*WORK REQUIRED*. Exactly retype the lines from the top of the data through the line containing "W, H = 745, 1199", leaving out every picture.
....
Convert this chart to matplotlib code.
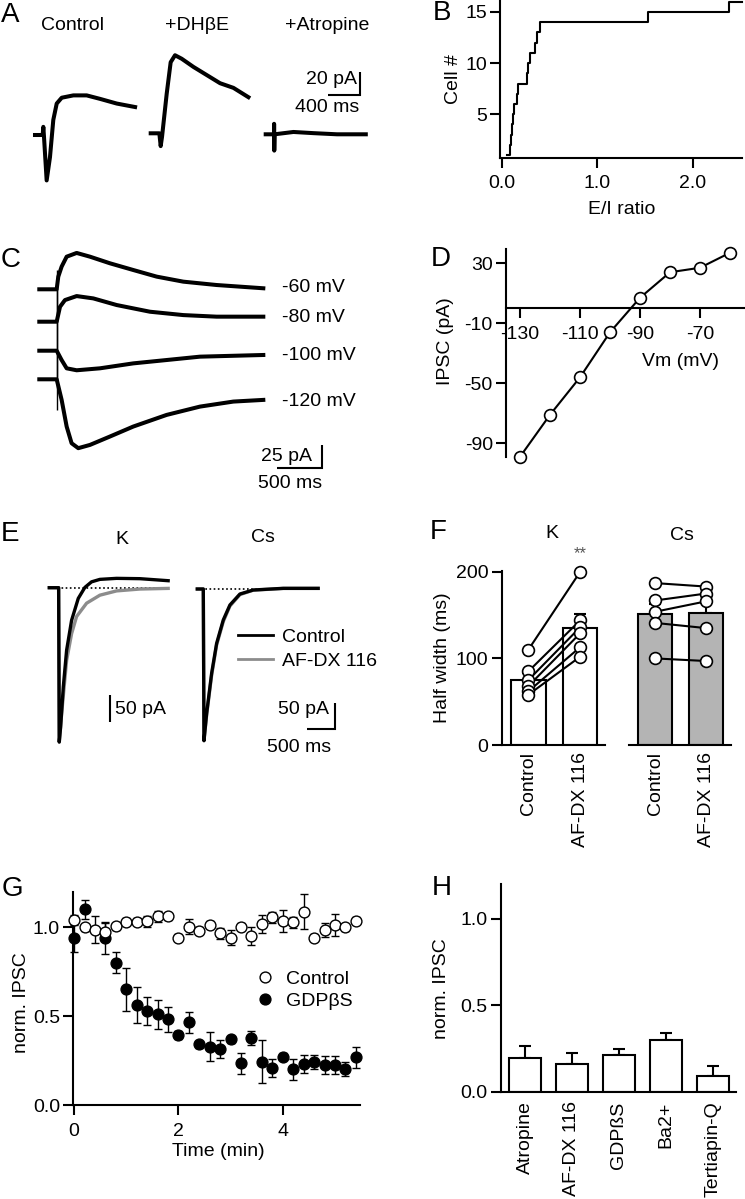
import matplotlib
matplotlib.use("Agg")
import matplotlib.pyplot as plt
from matplotlib.lines import Line2D
import numpy as np

plt.rcParams["font.family"] = ["Liberation Sans", "DejaVu Sans"]
plt.rcParams["font.size"] = 14
plt.rcParams["axes.unicode_minus"] = False

W, H = 745, 1199

# ---------------- data ----------------
# A: example IPSCs, time (ms) / current (pA), key points of each trace
a_ctrl_t = [0, 97, 105, 113, 147, 189, 231, 274, 337, 484, 652, 821, 1031, 1263]
a_ctrl_i = [0, 0, 7, -1, -39, -19, 13, 27, 32, 34, 34, 31, 27, 24]
a_dhbe_t = [0, 109, 126, 143, 202, 252, 307, 391, 539, 707, 875, 1044, 1233]
a_dhbe_i = [0, 0, -11, -3, 34, 61, 67, 64, 57, 50, 43, 39, 31]
a_atro_t = [0, 105, 106, 108, 112, 350, 600, 900, 1263]
a_atro_i = [0, 0, 9, -14, 0, 2, 1, 0, 0]
a_titles = ["Control", "+DH\u03b2E", "+Atropine"]

# B: cumulative E/I ratios
b_ratio = [0.058, 0.084, 0.094, 0.108, 0.118, 0.125, 0.154, 0.171, 0.258,
           0.276, 0.293, 0.346, 0.370, 0.398, 1.53, 2.38]
b_cell = list(range(1, 17))

# C: IPSCs at different holding potentials
c_labels = ["-60 mV", "-80 mV", "-100 mV", "-120 mV"]
c60_t = [0, 193, 211, 248, 304, 415, 563, 785, 1044, 1304, 1600, 1970, 2489]
c60_i = [0, 0, 13.6, 24.3, 35, 39, 35, 27.9, 20.7, 13.6, 8.2, 4.6, 1.1]
c80_t = [0, 193, 230, 285, 415, 600, 859, 1230, 1600, 1970, 2489]
c80_i = [0, 0, 16, 23.2, 27.5, 25, 17.9, 10.7, 7.1, 5.4, 5.4]
c100_t = [0, 193, 248, 304, 415, 674, 1044, 1415, 1785, 2489]
c100_i = [0, 0, -10, -18.9, -21, -18.9, -13.6, -10, -6.4, -4.6]
c120_t = [0, 193, 248, 304, 359, 433, 563, 785, 1044, 1415, 1785, 2156, 2489]
c120_i = [0, 0, -22, -50.7, -68.6, -73.9, -70.4, -61.4, -50.7, -38.2, -29.3, -23.9, -22.1]
c_art_hi = [20.7, 35, 31, 31]
c_art_lo = [-35, -31, -31, -33]

# D: I-V relation
d_vm = [-130, -120, -110, -100, -90, -80, -70, -60]
d_ipsc = [-99, -71, -46, -16, 7, 24, 27, 37]

# E: K and Cs internal, control vs AF-DX 116
ek_ctrl_t = [0, 165, 176, 200, 247, 306, 394, 512, 629, 747, 894, 1188, 1600, 2100]
ek_ctrl_i = [0, 0, -289, -261, -186, -117, -61, -20, 0.6, 11, 15.6, 17.5, 16.9, 13.1]
ek_afdx_t = [0, 165, 176, 218, 306, 394, 482, 659, 894, 1188, 1600, 2100]
ek_afdx_i = [0, 0, -289, -236, -136, -86, -54, -29, -14, -6, -2.5, -1.3]
ecs_ctrl_t = [0, 106, 118, 165, 253, 341, 459, 576, 753, 988, 1518, 2135]
ecs_ctrl_i = [0, 0, -284, -233, -158, -102, -58, -30, -9.4, -1.9, 1.25, 1.25]
ecs_afdx_t = [0, 106, 118, 165, 253, 341, 459, 576, 753, 988, 1518, 2135]
ecs_afdx_i = [0, 0, -284, -236, -162, -105, -61, -32, -10.5, -2.2, 1.0, 1.0]

# F: half width (ms)
f_conds = ["Control", "AF-DX 116"]
fk_ctrl = [110, 85, 75, 68, 62, 58]
fk_afdx = [200, 144, 136, 129, 113, 102]
fk_mean = [75, 135]
fk_sem = [8, 16]
fcs_ctrl = [187, 167, 154, 141, 100]
fcs_afdx = [183, 175, 166, 135, 97]
fcs_mean = [151, 152]
fcs_sem = [12, 12]

# G: time course
g_time = [0.0, 0.2, 0.4, 0.6, 0.8, 1.0, 1.2, 1.4, 1.6, 1.8, 2.0, 2.2, 2.4, 2.6,
          2.8, 3.0, 3.2, 3.4, 3.6, 3.8, 4.0, 4.2, 4.4, 4.6, 4.8, 5.0, 5.2, 5.4]
g_ctrl = [1.04, 1.00, 0.987, 0.972, 1.006, 1.03, 1.03, 1.034, 1.062, 1.062,
          0.942, 1.004, 0.98, 1.013, 0.966, 0.942, 1.004, 0.951, 1.019, 1.056,
          1.036, 1.028, 1.088, 0.942, 0.985, 1.013, 1.00, 1.036]
g_ctrl_err = [0.03, 0.02, 0.075, 0.05, 0.02, 0.02, 0.02, 0.03, 0.03, 0.02,
              0.02, 0.04, 0.02, 0.02, 0.03, 0.04, 0.02, 0.05, 0.05, 0.03,
              0.06, 0.03, 0.10, 0.02, 0.04, 0.06, 0.02, 0.02]
g_gdp = [0.94, 1.10, np.nan, 0.94, 0.80, 0.651, 0.563, 0.529, 0.510, 0.482,
         0.394, 0.465, 0.341, 0.328, 0.313, 0.370, 0.235, 0.379, 0.244, 0.210,
         0.272, 0.201, 0.229, 0.240, 0.225, 0.225, 0.201, 0.268]
g_gdp_err = [0.08, 0.056, np.nan, 0.09, 0.06, 0.12, 0.10, 0.08, 0.08, 0.07,
             0.02, 0.06, 0.02, 0.08, 0.05, 0.02, 0.06, 0.04, 0.12, 0.05,
             0.02, 0.06, 0.05, 0.04, 0.05, 0.05, 0.04, 0.06]

# H: blockers
h_labels = ["Atropine", "AF-DX 116", "GDP\u00dfS", "Ba2+", "Tertiapin-Q"]
h_mean = [0.196, 0.16, 0.212, 0.298, 0.089]
h_sem = [0.068, 0.061, 0.033, 0.039, 0.059]

# ---------------- figure ----------------
fig = plt.figure(figsize=(W / 100, H / 100), dpi=100)
fig.patch.set_facecolor("white")


def ftxt(x, y, s, **kw):
    kw.setdefault("ha", "center")
    kw.setdefault("va", "center")
    return fig.text(x / W, 1 - y / H, s, **kw)


def trace_ax(x0, y0, sx, sy, box):
    # (x0, y0) is the pixel where data (0, 0) sits; sx, sy in px per unit
    l, t, r, b = box
    ax = fig.add_axes([l / W, 1 - b / H, (r - l) / W, (b - t) / H])
    ax.set_xlim((l - x0) / sx, (r - x0) / sx)
    ax.set_ylim((y0 - b) / sy, (y0 - t) / sy)
    ax.axis("off")
    return ax


def scalebar(x0, y0, sx, sy, dx, dy):
    ax = trace_ax(x0, y0, sx, sy, (x0 - dx * sx - 5, y0 - dy * sy - 5, x0 + 5, y0 + 5))
    ax.plot([-dx, 0, 0], [0, 0, dy], color="k", lw=1.5, solid_capstyle="butt",
            solid_joinstyle="miter")


def panel_ax(box):
    l, t, r, b = box
    ax = fig.add_axes([l / W, 1 - b / H, (r - l) / W, (b - t) / H])
    ax.spines[["top", "right"]].set_visible(False)
    ax.spines[["left", "bottom"]].set_linewidth(1.5)
    ax.tick_params(direction="out", length=7, width=1.5, labelsize=14, pad=2.5)
    ax.patch.set_visible(False)
    return ax


# panel letters
for lab, x, y in [("A", 10, 15), ("B", 442, 13), ("C", 11, 260), ("D", 441, 259),
                  ("E", 10, 534), ("F", 438, 532), ("G", 12, 889), ("H", 442, 888)]:
    ftxt(x, y, lab, fontsize=20)

# ---- A ----
sxA, syA = 31.7 / 400, 23.3 / 20
boxA = (0, 35, 380, 200)
for (t, i), (x0, y0) in zip([(a_ctrl_t, a_ctrl_i), (a_dhbe_t, a_dhbe_i), (a_atro_t, a_atro_i)],
                            [(35, 135), (150.7, 133.3), (265.7, 134.3)]):
    ax = trace_ax(x0, y0, sxA, syA, boxA)
    ax.plot(t, i, color="k", lw=2.9)
for s, x in zip(a_titles, [72, 197, 327]):
    ftxt(x, 25, s)
scalebar(360, 95, sxA, syA, 400, 20)
ftxt(357, 79, "20 pA", ha="right")
ftxt(327, 107, "400 ms")

# ---- B ----
ax = panel_ax((500, 0.5, 741.7, 158))
ax.plot(b_ratio + [2.51], b_cell + [16], drawstyle="steps-post", color="k", lw=1.5,
        clip_on=False)
ax.set_xlim(-0.02, 2.51)
ax.set_ylim(0.73, 16.1)
ax.set_xticks([0, 1, 2], ["0.0", "1.0", "2.0"])
ax.set_yticks([5, 10, 15])
ax.tick_params(axis="x", pad=5)
ftxt(454, 79, "Cell #", rotation=90)
ftxt(622, 210, "E/I ratio")

# ---- C ----
sxC, syC = 45 / 500, 23.3 / 25
boxC = (0, 240, 380, 490)
c_traces = [(c60_t, c60_i), (c80_t, c80_i), (c100_t, c100_i), (c120_t, c120_i)]
for k, ((t, i), y0) in enumerate(zip(c_traces, [289.3, 321.7, 350.7, 379.3])):
    ax = trace_ax(39.3, y0, sxC, syC, boxC)
    ax.plot(t, i, color="k", lw=2.9)
    ax.vlines(200, c_art_lo[k], c_art_hi[k], color="k", lw=1)
for s, y in zip(c_labels, [287, 317, 356, 402]):
    ftxt(282, y, s, ha="left")
scalebar(321.7, 468.3, sxC, syC, 500, 25)
ftxt(312, 456, "25 pA", ha="right")
ftxt(290, 484, "500 ms")

# ---- D ----
ax = panel_ax((506, 249.3, 745, 456.7))
ax.plot(d_vm, d_ipsc, "-o", color="k", lw=1.5, ms=8.5, mfc="white", mec="k",
        mew=1.2, clip_on=False, zorder=3)
ax.spines["bottom"].set_position(("data", 0))
ax.set_xlim(-134.7, -55)
ax.set_ylim(-99, 39.3)
ax.set_xticks([-130, -110, -90, -70])
ax.set_yticks([30, -10, -50, -90])
ax.tick_params(axis="x", pad=6)
ftxt(445.5, 341.5, "IPSC (pA)", rotation=90)
ftxt(681, 361, "Vm (mV)")

# ---- E ----
sxE, syE = 28.3 / 500, 26.7 / 50
boxE = (0, 560, 380, 770)
grey = "#8c8c8c"
for (tc, ic, ta, ia), (x0, y0) in zip(
        [(ek_ctrl_t, ek_ctrl_i, ek_afdx_t, ek_afdx_i),
         (ecs_ctrl_t, ecs_ctrl_i, ecs_afdx_t, ecs_afdx_i)],
        [(49.3, 587.7), (197.3, 589)]):
    ax = trace_ax(x0, y0, sxE, syE, boxE)
    ax.plot([0, tc[-1]], [0, 0], color="k", lw=1.2, ls=(0, (1, 1.5)), zorder=1)
    ax.plot(ta, ia, color=grey, lw=2.4, zorder=2)
    ax.plot(tc, ic, color="k", lw=2.4, zorder=3)
ftxt(122, 540, "K")
ftxt(263, 538, "Cs")
scalebar(110, 721.7, sxE, syE, 0, 50)
ftxt(115, 709, "50 pA", ha="left")
scalebar(335, 729.3, sxE, syE, 500, 50)
ftxt(329, 710, "50 pA", ha="right")
ftxt(299, 748, "500 ms")
fig.legend(handles=[Line2D([], [], color="k", lw=2), Line2D([], [], color=grey, lw=2)],
           labels=["Control", "AF-DX 116"], loc="center left",
           bbox_to_anchor=(238 / W, 1 - 649 / H), bbox_transform=fig.transFigure,
           frameon=False, handlelength=1.8, handletextpad=0.45, labelspacing=0.3,
           borderpad=0, borderaxespad=0, fontsize=14)

# ---- F ----
for box, ctrl, afdx, mean, sem, fc, first in [
        ((501.7, 571, 605, 745), fk_ctrl, fk_afdx, fk_mean, fk_sem, "white", True),
        ((629.3, 571, 730.7, 745), fcs_ctrl, fcs_afdx, fcs_mean, fcs_sem, "#b4b4b4", False)]:
    ax = panel_ax(box)
    ax.bar([0, 1], mean, width=0.67, color=fc, edgecolor="k", lw=1.5, zorder=1)
    ax.errorbar([0, 1], mean, yerr=[[0, 0], sem], fmt="none", ecolor="k",
                elinewidth=1.5, capsize=4, capthick=1.5, zorder=0.5)
    n = len(ctrl)
    ax.plot(np.array([[0] * n, [1] * n]), np.array([ctrl, afdx]), color="k", lw=1.5,
            zorder=3)
    ax.plot([0] * n + [1] * n, ctrl + afdx, "o", ms=8.5, mfc="white", mec="k",
            mew=1.2, clip_on=False, zorder=4)
    ax.set_xlim(-0.514, 1.48)
    ax.set_ylim(0, 201)
    ax.set_xticks([0, 1], f_conds, rotation=90, va="top", ha="center")
    ax.tick_params(axis="x", length=0, pad=5)
    if first:
        ax.set_yticks([0, 100, 200])
    else:
        ax.spines["left"].set_visible(False)
        ax.set_yticks([])
ftxt(552, 533, "K")
ftxt(682, 535, "Cs")
ftxt(580, 554, "**", fontsize=12, color="#555555")
ftxt(442.5, 658, "Half width (ms)", rotation=90)

# ---- G ----
ax = panel_ax((73.3, 891.7, 360, 1105))
ax.errorbar(g_time, g_gdp, yerr=g_gdp_err, fmt="o", ms=7.8, mfc="k", mec="k",
            ecolor="k", elinewidth=1, capsize=3.2, capthick=1, clip_on=False,
            zorder=3, label="GDP\u03b2S")
ax.errorbar(g_time, g_ctrl, yerr=g_ctrl_err, fmt="o", ms=7.8, mfc="white", mec="k",
            mew=1, ecolor="k", elinewidth=1, capsize=3.2, capthick=1, clip_on=False,
            zorder=4, label="Control")
ax.set_xlim(-0.015, 5.48)
ax.set_ylim(0, 1.2)
ax.set_xticks([0, 2, 4])
ax.set_yticks([0, 0.5, 1.0], ["0.0", "0.5", "1.0"])
ax.tick_params(axis="x", pad=6)
hnd = [Line2D([], [], ls="none", marker="o", ms=7.8, mfc="white", mec="k"),
       Line2D([], [], ls="none", marker="o", ms=7.8, mfc="k", mec="k")]
fig.legend(handles=hnd, labels=["Control", "GDP\u03b2S"], loc="center left",
           bbox_to_anchor=(255 / W, 1 - 990 / H), bbox_transform=fig.transFigure,
           frameon=False, handlelength=1, handletextpad=0.6, labelspacing=0.2,
           borderpad=0, borderaxespad=0, fontsize=14)
ftxt(21.7, 1003, "norm. IPSC", rotation=90)
ftxt(218, 1152, "Time (min)")

# ---- H ----
ax = panel_ax((501, 884, 736, 1091.7))
xh = np.arange(len(h_labels))
ax.bar(xh, h_mean, width=0.67, color="white", edgecolor="k", lw=1.5, zorder=2)
ax.errorbar(xh, h_mean, yerr=[[0] * len(xh), h_sem], fmt="none", ecolor="k",
            elinewidth=1.5, capsize=4, capthick=1.5, zorder=1)
ax.set_xlim(-0.51, 4.49)
ax.set_ylim(0, 1.2)
ax.set_yticks([0, 0.5, 1.0], ["0.0", "0.5", "1.0"])
ax.set_xticks(xh, h_labels, rotation=90, va="top", ha="center")
ax.tick_params(axis="x", length=0, pad=7)
ftxt(441.7, 989, "norm. IPSC", rotation=90)

fig.savefig("out.png", dpi=100)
....
*REPLY*.
Convert this chart to matplotlib code.
import matplotlib
matplotlib.use("Agg")
import matplotlib.pyplot as plt
from matplotlib.lines import Line2D
import numpy as np

plt.rcParams["font.family"] = ["Liberation Sans", "DejaVu Sans"]
plt.rcParams["font.size"] = 14
plt.rcParams["axes.unicode_minus"] = False

W, H = 745, 1199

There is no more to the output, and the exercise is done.